=== Data segment ===

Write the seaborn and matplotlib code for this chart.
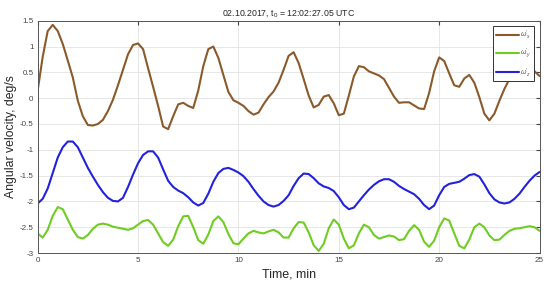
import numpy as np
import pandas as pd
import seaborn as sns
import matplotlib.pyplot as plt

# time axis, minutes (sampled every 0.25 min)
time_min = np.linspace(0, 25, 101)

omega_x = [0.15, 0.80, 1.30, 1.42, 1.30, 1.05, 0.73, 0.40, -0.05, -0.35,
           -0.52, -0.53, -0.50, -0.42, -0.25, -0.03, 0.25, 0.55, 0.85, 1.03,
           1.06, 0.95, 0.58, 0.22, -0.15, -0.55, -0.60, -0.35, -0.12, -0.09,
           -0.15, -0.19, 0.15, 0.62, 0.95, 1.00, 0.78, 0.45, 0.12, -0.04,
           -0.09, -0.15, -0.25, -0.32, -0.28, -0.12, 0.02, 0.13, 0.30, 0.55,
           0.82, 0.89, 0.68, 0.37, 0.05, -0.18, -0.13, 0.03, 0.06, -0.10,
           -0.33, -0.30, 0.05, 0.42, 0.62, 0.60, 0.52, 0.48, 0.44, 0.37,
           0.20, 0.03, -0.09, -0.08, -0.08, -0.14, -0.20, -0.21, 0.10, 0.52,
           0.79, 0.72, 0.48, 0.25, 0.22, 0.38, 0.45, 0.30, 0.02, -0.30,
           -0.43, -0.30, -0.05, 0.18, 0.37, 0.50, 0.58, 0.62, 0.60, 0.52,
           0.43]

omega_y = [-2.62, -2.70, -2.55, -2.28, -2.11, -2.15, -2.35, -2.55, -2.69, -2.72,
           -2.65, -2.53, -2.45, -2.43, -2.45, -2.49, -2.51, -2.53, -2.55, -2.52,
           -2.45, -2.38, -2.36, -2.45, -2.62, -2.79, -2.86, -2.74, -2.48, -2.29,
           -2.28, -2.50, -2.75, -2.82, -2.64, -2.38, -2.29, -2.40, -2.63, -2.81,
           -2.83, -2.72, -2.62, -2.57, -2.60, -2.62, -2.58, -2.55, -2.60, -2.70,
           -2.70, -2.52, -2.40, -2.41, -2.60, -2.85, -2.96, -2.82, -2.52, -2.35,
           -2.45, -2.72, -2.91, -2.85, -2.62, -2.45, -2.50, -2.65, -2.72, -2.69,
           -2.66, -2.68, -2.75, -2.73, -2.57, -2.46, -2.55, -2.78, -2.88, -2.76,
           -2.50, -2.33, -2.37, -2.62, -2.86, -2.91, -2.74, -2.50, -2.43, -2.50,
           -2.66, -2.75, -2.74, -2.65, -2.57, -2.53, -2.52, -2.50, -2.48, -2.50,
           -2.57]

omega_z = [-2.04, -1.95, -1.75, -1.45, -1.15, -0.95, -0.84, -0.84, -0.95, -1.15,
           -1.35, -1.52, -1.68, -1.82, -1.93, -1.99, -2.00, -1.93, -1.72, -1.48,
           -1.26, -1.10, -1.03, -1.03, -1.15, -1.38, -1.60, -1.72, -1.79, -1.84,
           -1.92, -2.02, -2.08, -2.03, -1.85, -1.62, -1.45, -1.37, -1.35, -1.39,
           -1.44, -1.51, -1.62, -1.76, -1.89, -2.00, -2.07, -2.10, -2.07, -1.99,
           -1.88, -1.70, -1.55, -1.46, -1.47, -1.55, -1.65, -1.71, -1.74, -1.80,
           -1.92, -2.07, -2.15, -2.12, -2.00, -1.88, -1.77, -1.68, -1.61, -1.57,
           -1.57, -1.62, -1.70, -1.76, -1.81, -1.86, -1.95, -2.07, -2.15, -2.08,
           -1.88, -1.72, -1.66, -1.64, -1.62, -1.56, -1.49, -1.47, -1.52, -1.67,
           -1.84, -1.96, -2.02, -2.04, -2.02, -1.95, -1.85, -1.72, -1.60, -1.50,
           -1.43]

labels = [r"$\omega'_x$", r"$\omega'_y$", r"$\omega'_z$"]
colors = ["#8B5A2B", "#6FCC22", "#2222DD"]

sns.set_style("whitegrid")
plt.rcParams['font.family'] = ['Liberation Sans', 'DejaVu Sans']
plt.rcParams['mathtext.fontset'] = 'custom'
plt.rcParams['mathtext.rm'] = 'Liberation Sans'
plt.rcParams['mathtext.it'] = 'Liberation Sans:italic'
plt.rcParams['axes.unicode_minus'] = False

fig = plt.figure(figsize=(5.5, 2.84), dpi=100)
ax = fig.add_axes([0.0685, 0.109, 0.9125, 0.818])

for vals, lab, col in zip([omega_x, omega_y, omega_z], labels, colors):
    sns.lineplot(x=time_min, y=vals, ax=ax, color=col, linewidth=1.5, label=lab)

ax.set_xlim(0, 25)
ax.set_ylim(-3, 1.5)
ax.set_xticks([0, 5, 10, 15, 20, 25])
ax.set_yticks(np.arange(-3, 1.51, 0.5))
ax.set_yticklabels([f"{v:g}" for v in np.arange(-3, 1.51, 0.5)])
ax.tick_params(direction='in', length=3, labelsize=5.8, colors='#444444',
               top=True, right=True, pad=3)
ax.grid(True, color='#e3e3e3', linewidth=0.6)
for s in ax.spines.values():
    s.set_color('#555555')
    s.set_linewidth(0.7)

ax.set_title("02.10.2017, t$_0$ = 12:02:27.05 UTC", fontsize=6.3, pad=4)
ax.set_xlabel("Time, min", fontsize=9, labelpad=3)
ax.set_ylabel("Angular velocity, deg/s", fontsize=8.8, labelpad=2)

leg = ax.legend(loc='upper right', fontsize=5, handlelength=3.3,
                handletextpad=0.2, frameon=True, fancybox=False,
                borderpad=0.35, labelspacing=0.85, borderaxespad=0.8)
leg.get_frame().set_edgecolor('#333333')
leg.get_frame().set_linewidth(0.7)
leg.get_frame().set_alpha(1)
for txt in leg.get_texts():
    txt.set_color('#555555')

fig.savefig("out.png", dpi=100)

===

What you are asked to do: Write out the lines from the start of the material to the line with "time_min = np.linspace(0, 25, 101)", inclusive and exactly. Skip the pictures.

Solution below:
Write the seaborn and matplotlib code for this chart.
import numpy as np
import pandas as pd
import seaborn as sns
import matplotlib.pyplot as plt

# time axis, minutes (sampled every 0.25 min)
time_min = np.linspace(0, 25, 101)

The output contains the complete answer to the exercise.